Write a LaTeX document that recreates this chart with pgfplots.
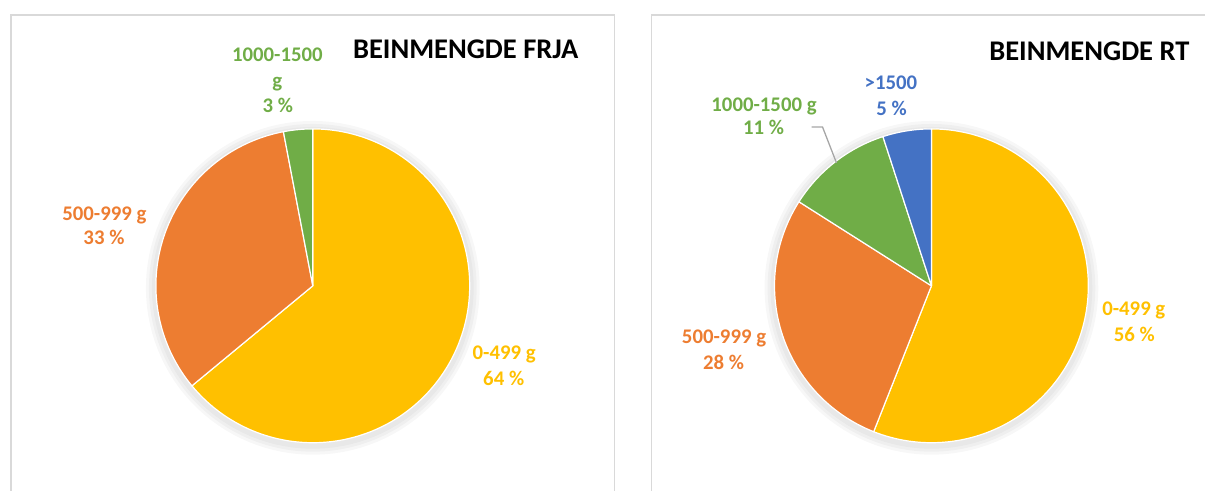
\documentclass[border=0pt]{standalone}
\usepackage{pgfplots}
\pgfplotsset{compat=1.18}
\usepackage{fontspec}
\setmainfont{Carlito}
\definecolor{cY}{HTML}{FFC000}
\definecolor{cO}{HTML}{ED7D31}
\definecolor{cG}{HTML}{70AD47}
\definecolor{cB}{HTML}{4472C4}
\definecolor{frame}{HTML}{D9D9D9}
\newcommand{\lab}[4]{\node[anchor=base,inner sep=0pt,text=#3,font=\bfseries\fontsize{20.8}{25}\selectfont] at (#1,#2) {#4};}
\begin{document}
\begin{tikzpicture}
\begin{axis}[scale only axis, width=1206pt, height=491pt,
  xmin=0, xmax=1206, ymin=0, ymax=491, y dir=reverse,
  hide axis, clip=false]
\path (0,0) rectangle (1206,491);
% panel frames
\draw[frame, line width=1.5pt] (11,491) -- (11,15) -- (615,15) -- (615,491);
\draw[frame, line width=1.5pt] (652,491) -- (652,15) -- (1206,15);
% soft shadows
\foreach \cx in {313,932}{
  \foreach \r in {10,7,4}{
    \edef\tmp{\noexpand\addplot[fill=black, fill opacity=0.03, draw=none, domain=0:100, samples=120]
      ({\cx+(157+\r)*sin(3.6*x)}, {288-(157+\r)*cos(3.6*x)}) -- cycle;}
    \tmp
  }
}
% ---- left pie: BEINMENGDE FRJA (percent) ----
% 0-499 g: 64, 500-999 g: 33, 1000-1500 g: 3
\addplot[fill=cY, draw=white, line width=1.2pt, line join=round, domain=0:64, samples=150]
  ({313+157*sin(3.6*x)}, {286-157*cos(3.6*x)}) -- (313,286) -- cycle;
\addplot[fill=cO, draw=white, line width=1.2pt, line join=round, domain=64:97, samples=100]
  ({313+157*sin(3.6*x)}, {286-157*cos(3.6*x)}) -- (313,286) -- cycle;
\addplot[fill=cG, draw=white, line width=1.2pt, line join=round, domain=97:100, samples=30]
  ({313+157*sin(3.6*x)}, {286-157*cos(3.6*x)}) -- (313,286) -- cycle;
% ---- right pie: BEINMENGDE RT (percent) ----
% 0-499 g: 56, 500-999 g: 28, 1000-1500 g: 11, >1500: 5
\addplot[fill=cY, draw=white, line width=1.2pt, line join=round, domain=0:56, samples=150]
  ({932+157*sin(3.6*x)}, {286-157*cos(3.6*x)}) -- (932,286) -- cycle;
\addplot[fill=cO, draw=white, line width=1.2pt, line join=round, domain=56:84, samples=100]
  ({932+157*sin(3.6*x)}, {286-157*cos(3.6*x)}) -- (932,286) -- cycle;
\addplot[fill=cG, draw=white, line width=1.2pt, line join=round, domain=84:95, samples=50]
  ({932+157*sin(3.6*x)}, {286-157*cos(3.6*x)}) -- (932,286) -- cycle;
\addplot[fill=cB, draw=white, line width=1.2pt, line join=round, domain=95:100, samples=30]
  ({932+157*sin(3.6*x)}, {286-157*cos(3.6*x)}) -- (932,286) -- cycle;
% leader line
\draw[color=black!35, line width=1.3pt] (812,127) -- (823,127) -- (837,163);
% titles
\node[anchor=base,inner sep=0pt,font=\bfseries\fontsize{28.5}{30}\selectfont] at (466,59) {BEINMENGDE FRJA};
\node[anchor=base,inner sep=0pt,font=\bfseries\fontsize{28.5}{30}\selectfont] at (1090,61) {BEINMENGDE RT};
% labels left
\lab{277.5}{62}{cG}{1000-1500}
\lab{277.5}{88}{cG}{g}
\lab{278}{113}{cG}{3 \%}
\lab{104.5}{221}{cO}{500-999 g}
\lab{104}{245}{cO}{33 \%}
\lab{504.5}{360}{cY}{0-499 g}
\lab{504}{386}{cY}{64 \%}
% labels right
\lab{891.5}{90}{cB}{>1500}
\lab{892}{116}{cB}{5 \%}
\lab{764.5}{112}{cG}{1000-1500 g}
\lab{764}{135}{cG}{11 \%}
\lab{724.5}{344}{cO}{500-999 g}
\lab{724}{370}{cO}{28 \%}
\lab{1134.5}{316}{cY}{0-499 g}
\lab{1135}{342}{cY}{56 \%}
\end{axis}
\end{tikzpicture}
\end{document}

◇ ◇ ◇ ◇ ◇

### Work required
Word for word, quote the full listing, omitting every picture.

### Task response
Write a LaTeX document that recreates this chart with pgfplots.
\documentclass[border=0pt]{standalone}
\usepackage{pgfplots}
\pgfplotsset{compat=1.18}
\usepackage{fontspec}
\setmainfont{Carlito}
\definecolor{cY}{HTML}{FFC000}
\definecolor{cO}{HTML}{ED7D31}
\definecolor{cG}{HTML}{70AD47}
\definecolor{cB}{HTML}{4472C4}
\definecolor{frame}{HTML}{D9D9D9}
\newcommand{\lab}[4]{\node[anchor=base,inner sep=0pt,text=#3,font=\bfseries\fontsize{20.8}{25}\selectfont] at (#1,#2) {#4};}
\begin{document}
\begin{tikzpicture}
\begin{axis}[scale only axis, width=1206pt, height=491pt,
  xmin=0, xmax=1206, ymin=0, ymax=491, y dir=reverse,
  hide axis, clip=false]
\path (0,0) rectangle (1206,491);
% panel frames
\draw[frame, line width=1.5pt] (11,491) -- (11,15) -- (615,15) -- (615,491);
\draw[frame, line width=1.5pt] (652,491) -- (652,15) -- (1206,15);
% soft shadows
\foreach \cx in {313,932}{
  \foreach \r in {10,7,4}{
    \edef\tmp{\noexpand\addplot[fill=black, fill opacity=0.03, draw=none, domain=0:100, samples=120]
      ({\cx+(157+\r)*sin(3.6*x)}, {288-(157+\r)*cos(3.6*x)}) -- cycle;}
    \tmp
  }
}
% ---- left pie: BEINMENGDE FRJA (percent) ----
% 0-499 g: 64, 500-999 g: 33, 1000-1500 g: 3
\addplot[fill=cY, draw=white, line width=1.2pt, line join=round, domain=0:64, samples=150]
  ({313+157*sin(3.6*x)}, {286-157*cos(3.6*x)}) -- (313,286) -- cycle;
\addplot[fill=cO, draw=white, line width=1.2pt, line join=round, domain=64:97, samples=100]
  ({313+157*sin(3.6*x)}, {286-157*cos(3.6*x)}) -- (313,286) -- cycle;
\addplot[fill=cG, draw=white, line width=1.2pt, line join=round, domain=97:100, samples=30]
  ({313+157*sin(3.6*x)}, {286-157*cos(3.6*x)}) -- (313,286) -- cycle;
% ---- right pie: BEINMENGDE RT (percent) ----
% 0-499 g: 56, 500-999 g: 28, 1000-1500 g: 11, >1500: 5
\addplot[fill=cY, draw=white, line width=1.2pt, line join=round, domain=0:56, samples=150]
  ({932+157*sin(3.6*x)}, {286-157*cos(3.6*x)}) -- (932,286) -- cycle;
\addplot[fill=cO, draw=white, line width=1.2pt, line join=round, domain=56:84, samples=100]
  ({932+157*sin(3.6*x)}, {286-157*cos(3.6*x)}) -- (932,286) -- cycle;
\addplot[fill=cG, draw=white, line width=1.2pt, line join=round, domain=84:95, samples=50]
  ({932+157*sin(3.6*x)}, {286-157*cos(3.6*x)}) -- (932,286) -- cycle;
\addplot[fill=cB, draw=white, line width=1.2pt, line join=round, domain=95:100, samples=30]
  ({932+157*sin(3.6*x)}, {286-157*cos(3.6*x)}) -- (932,286) -- cycle;
% leader line
\draw[color=black!35, line width=1.3pt] (812,127) -- (823,127) -- (837,163);
% titles
\node[anchor=base,inner sep=0pt,font=\bfseries\fontsize{28.5}{30}\selectfont] at (466,59) {BEINMENGDE FRJA};
\node[anchor=base,inner sep=0pt,font=\bfseries\fontsize{28.5}{30}\selectfont] at (1090,61) {BEINMENGDE RT};
% labels left
\lab{277.5}{62}{cG}{1000-1500}
\lab{277.5}{88}{cG}{g}
\lab{278}{113}{cG}{3 \%}
\lab{104.5}{221}{cO}{500-999 g}
\lab{104}{245}{cO}{33 \%}
\lab{504.5}{360}{cY}{0-499 g}
\lab{504}{386}{cY}{64 \%}
% labels right
\lab{891.5}{90}{cB}{>1500}
\lab{892}{116}{cB}{5 \%}
\lab{764.5}{112}{cG}{1000-1500 g}
\lab{764}{135}{cG}{11 \%}
\lab{724.5}{344}{cO}{500-999 g}
\lab{724}{370}{cO}{28 \%}
\lab{1134.5}{316}{cY}{0-499 g}
\lab{1135}{342}{cY}{56 \%}
\end{axis}
\end{tikzpicture}
\end{document}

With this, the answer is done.